▶ DATASET ROWS
★ ★ ★ ★

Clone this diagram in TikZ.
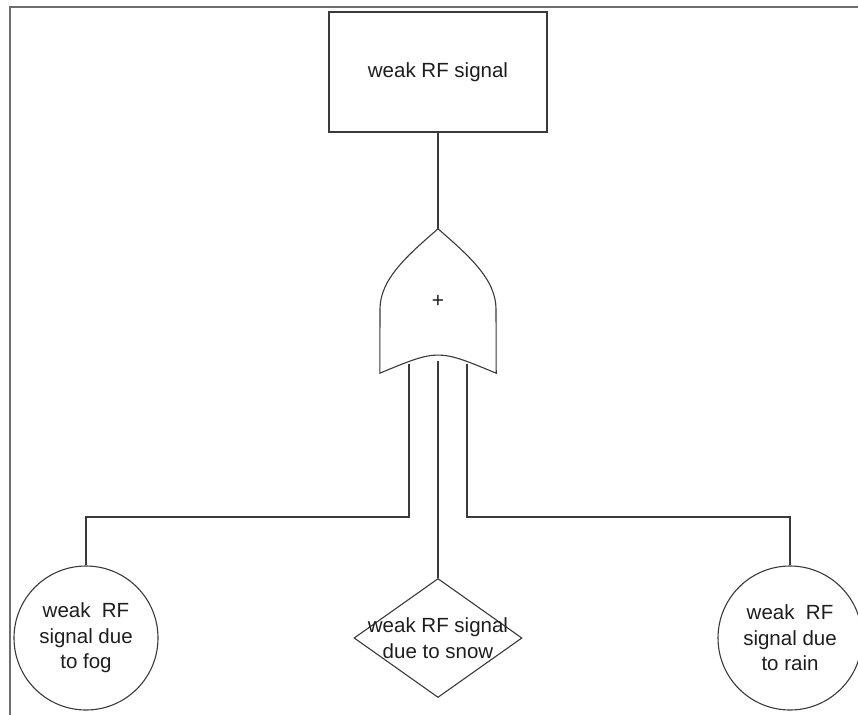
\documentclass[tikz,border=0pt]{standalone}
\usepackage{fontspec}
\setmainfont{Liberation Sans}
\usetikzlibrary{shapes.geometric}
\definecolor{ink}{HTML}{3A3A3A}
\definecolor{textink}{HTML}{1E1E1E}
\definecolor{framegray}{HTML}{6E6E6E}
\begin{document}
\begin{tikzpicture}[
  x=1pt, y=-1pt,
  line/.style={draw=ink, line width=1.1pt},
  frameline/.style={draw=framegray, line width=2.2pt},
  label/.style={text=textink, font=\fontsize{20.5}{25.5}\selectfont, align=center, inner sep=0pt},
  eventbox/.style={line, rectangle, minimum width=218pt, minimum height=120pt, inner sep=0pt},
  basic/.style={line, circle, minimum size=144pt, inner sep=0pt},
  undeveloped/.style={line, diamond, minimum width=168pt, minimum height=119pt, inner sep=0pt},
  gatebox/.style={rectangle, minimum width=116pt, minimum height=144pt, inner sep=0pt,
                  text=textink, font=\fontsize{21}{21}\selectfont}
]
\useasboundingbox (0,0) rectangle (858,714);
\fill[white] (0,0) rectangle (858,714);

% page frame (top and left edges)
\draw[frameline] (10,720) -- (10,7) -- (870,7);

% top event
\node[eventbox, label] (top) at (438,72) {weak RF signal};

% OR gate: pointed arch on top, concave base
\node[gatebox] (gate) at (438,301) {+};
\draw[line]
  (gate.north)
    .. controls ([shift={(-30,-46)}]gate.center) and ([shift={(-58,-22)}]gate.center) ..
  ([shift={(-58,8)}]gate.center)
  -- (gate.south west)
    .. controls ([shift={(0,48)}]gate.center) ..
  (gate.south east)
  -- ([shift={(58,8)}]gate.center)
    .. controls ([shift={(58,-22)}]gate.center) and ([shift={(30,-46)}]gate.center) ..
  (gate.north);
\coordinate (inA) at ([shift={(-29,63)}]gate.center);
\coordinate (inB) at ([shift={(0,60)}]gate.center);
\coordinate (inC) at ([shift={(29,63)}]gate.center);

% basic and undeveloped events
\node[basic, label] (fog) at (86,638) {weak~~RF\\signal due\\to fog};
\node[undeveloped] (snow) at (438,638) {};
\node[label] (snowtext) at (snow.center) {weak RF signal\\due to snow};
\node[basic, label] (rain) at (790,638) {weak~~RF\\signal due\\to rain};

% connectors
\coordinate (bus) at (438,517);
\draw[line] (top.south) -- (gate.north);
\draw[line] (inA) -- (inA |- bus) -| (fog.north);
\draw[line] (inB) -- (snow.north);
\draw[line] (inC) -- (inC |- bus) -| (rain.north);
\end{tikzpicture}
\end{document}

★ ★ ★ ★

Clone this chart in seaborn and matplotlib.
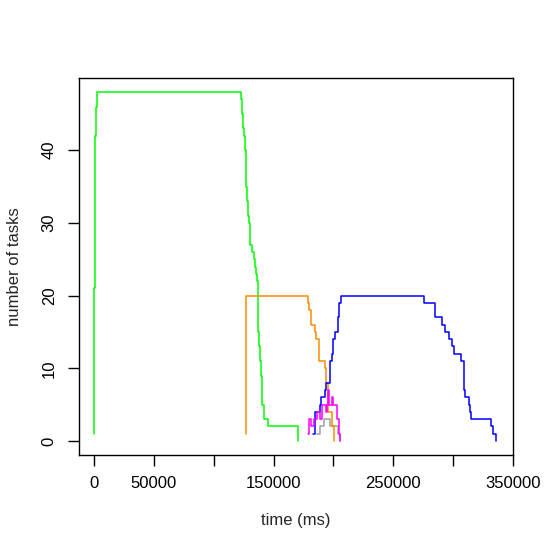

★ ★ ★ ★

▶ EXERCISE INSTRUCTIONS
From the material above, reproduce only what runs from the line holding "Clone this diagram in TikZ." down to the line holding "label] (top) at", both included, pictures excluded.

▶ TASK OUTPUT
Clone this diagram in TikZ.
\documentclass[tikz,border=0pt]{standalone}
\usepackage{fontspec}
\setmainfont{Liberation Sans}
\usetikzlibrary{shapes.geometric}
\definecolor{ink}{HTML}{3A3A3A}
\definecolor{textink}{HTML}{1E1E1E}
\definecolor{framegray}{HTML}{6E6E6E}
\begin{document}
\begin{tikzpicture}[
  x=1pt, y=-1pt,
  line/.style={draw=ink, line width=1.1pt},
  frameline/.style={draw=framegray, line width=2.2pt},
  label/.style={text=textink, font=\fontsize{20.5}{25.5}\selectfont, align=center, inner sep=0pt},
  eventbox/.style={line, rectangle, minimum width=218pt, minimum height=120pt, inner sep=0pt},
  basic/.style={line, circle, minimum size=144pt, inner sep=0pt},
  undeveloped/.style={line, diamond, minimum width=168pt, minimum height=119pt, inner sep=0pt},
  gatebox/.style={rectangle, minimum width=116pt, minimum height=144pt, inner sep=0pt,
                  text=textink, font=\fontsize{21}{21}\selectfont}
]
\useasboundingbox (0,0) rectangle (858,714);
\fill[white] (0,0) rectangle (858,714);

% page frame (top and left edges)
\draw[frameline] (10,720) -- (10,7) -- (870,7);

% top event
\node[eventbox, label] (top) at (438,72) {weak RF signal};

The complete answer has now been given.